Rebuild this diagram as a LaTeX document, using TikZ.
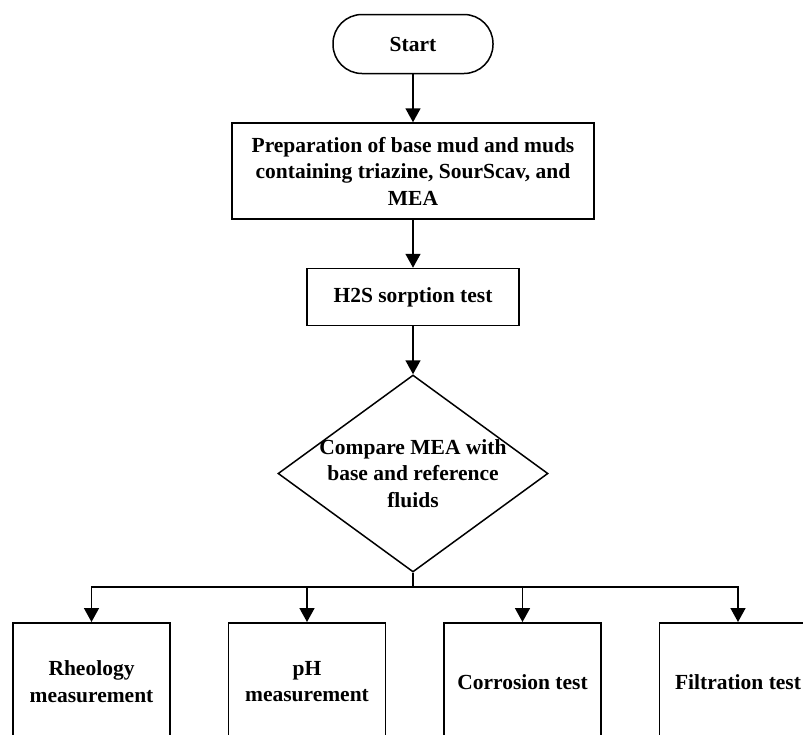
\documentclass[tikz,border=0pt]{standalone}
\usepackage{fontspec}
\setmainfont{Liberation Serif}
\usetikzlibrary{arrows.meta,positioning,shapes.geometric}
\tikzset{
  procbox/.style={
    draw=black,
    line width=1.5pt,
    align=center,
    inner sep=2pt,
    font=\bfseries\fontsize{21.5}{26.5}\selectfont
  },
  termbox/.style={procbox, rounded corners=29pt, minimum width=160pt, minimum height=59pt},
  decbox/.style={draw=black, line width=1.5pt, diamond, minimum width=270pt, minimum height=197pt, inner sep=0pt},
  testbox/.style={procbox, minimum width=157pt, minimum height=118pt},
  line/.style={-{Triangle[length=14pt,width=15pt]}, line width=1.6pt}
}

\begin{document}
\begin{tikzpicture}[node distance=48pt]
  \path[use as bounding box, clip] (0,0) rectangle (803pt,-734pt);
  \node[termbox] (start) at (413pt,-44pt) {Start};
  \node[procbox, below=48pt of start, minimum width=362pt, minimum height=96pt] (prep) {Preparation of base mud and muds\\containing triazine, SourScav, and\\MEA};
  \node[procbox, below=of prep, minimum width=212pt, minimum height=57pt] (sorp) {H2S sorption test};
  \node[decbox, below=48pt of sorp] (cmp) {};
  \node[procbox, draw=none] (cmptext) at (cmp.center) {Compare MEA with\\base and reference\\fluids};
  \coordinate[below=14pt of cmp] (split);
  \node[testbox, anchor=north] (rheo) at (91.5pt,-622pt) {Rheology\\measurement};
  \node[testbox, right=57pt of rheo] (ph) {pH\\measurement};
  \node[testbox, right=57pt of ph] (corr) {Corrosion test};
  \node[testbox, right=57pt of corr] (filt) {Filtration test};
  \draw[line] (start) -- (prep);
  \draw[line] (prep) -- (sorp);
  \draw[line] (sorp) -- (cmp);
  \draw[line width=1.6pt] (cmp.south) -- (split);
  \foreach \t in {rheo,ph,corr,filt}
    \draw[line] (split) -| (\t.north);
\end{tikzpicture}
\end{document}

### Aim of the task
Repeat all the data as it stands, dropping any images it holds.

### Written answer
Rebuild this diagram as a LaTeX document, using TikZ.
\documentclass[tikz,border=0pt]{standalone}
\usepackage{fontspec}
\setmainfont{Liberation Serif}
\usetikzlibrary{arrows.meta,positioning,shapes.geometric}
\tikzset{
  procbox/.style={
    draw=black,
    line width=1.5pt,
    align=center,
    inner sep=2pt,
    font=\bfseries\fontsize{21.5}{26.5}\selectfont
  },
  termbox/.style={procbox, rounded corners=29pt, minimum width=160pt, minimum height=59pt},
  decbox/.style={draw=black, line width=1.5pt, diamond, minimum width=270pt, minimum height=197pt, inner sep=0pt},
  testbox/.style={procbox, minimum width=157pt, minimum height=118pt},
  line/.style={-{Triangle[length=14pt,width=15pt]}, line width=1.6pt}
}

\begin{document}
\begin{tikzpicture}[node distance=48pt]
  \path[use as bounding box, clip] (0,0) rectangle (803pt,-734pt);
  \node[termbox] (start) at (413pt,-44pt) {Start};
  \node[procbox, below=48pt of start, minimum width=362pt, minimum height=96pt] (prep) {Preparation of base mud and muds\\containing triazine, SourScav, and\\MEA};
  \node[procbox, below=of prep, minimum width=212pt, minimum height=57pt] (sorp) {H2S sorption test};
  \node[decbox, below=48pt of sorp] (cmp) {};
  \node[procbox, draw=none] (cmptext) at (cmp.center) {Compare MEA with\\base and reference\\fluids};
  \coordinate[below=14pt of cmp] (split);
  \node[testbox, anchor=north] (rheo) at (91.5pt,-622pt) {Rheology\\measurement};
  \node[testbox, right=57pt of rheo] (ph) {pH\\measurement};
  \node[testbox, right=57pt of ph] (corr) {Corrosion test};
  \node[testbox, right=57pt of corr] (filt) {Filtration test};
  \draw[line] (start) -- (prep);
  \draw[line] (prep) -- (sorp);
  \draw[line] (sorp) -- (cmp);
  \draw[line width=1.6pt] (cmp.south) -- (split);
  \foreach \t in {rheo,ph,corr,filt}
    \draw[line] (split) -| (\t.north);
\end{tikzpicture}
\end{document}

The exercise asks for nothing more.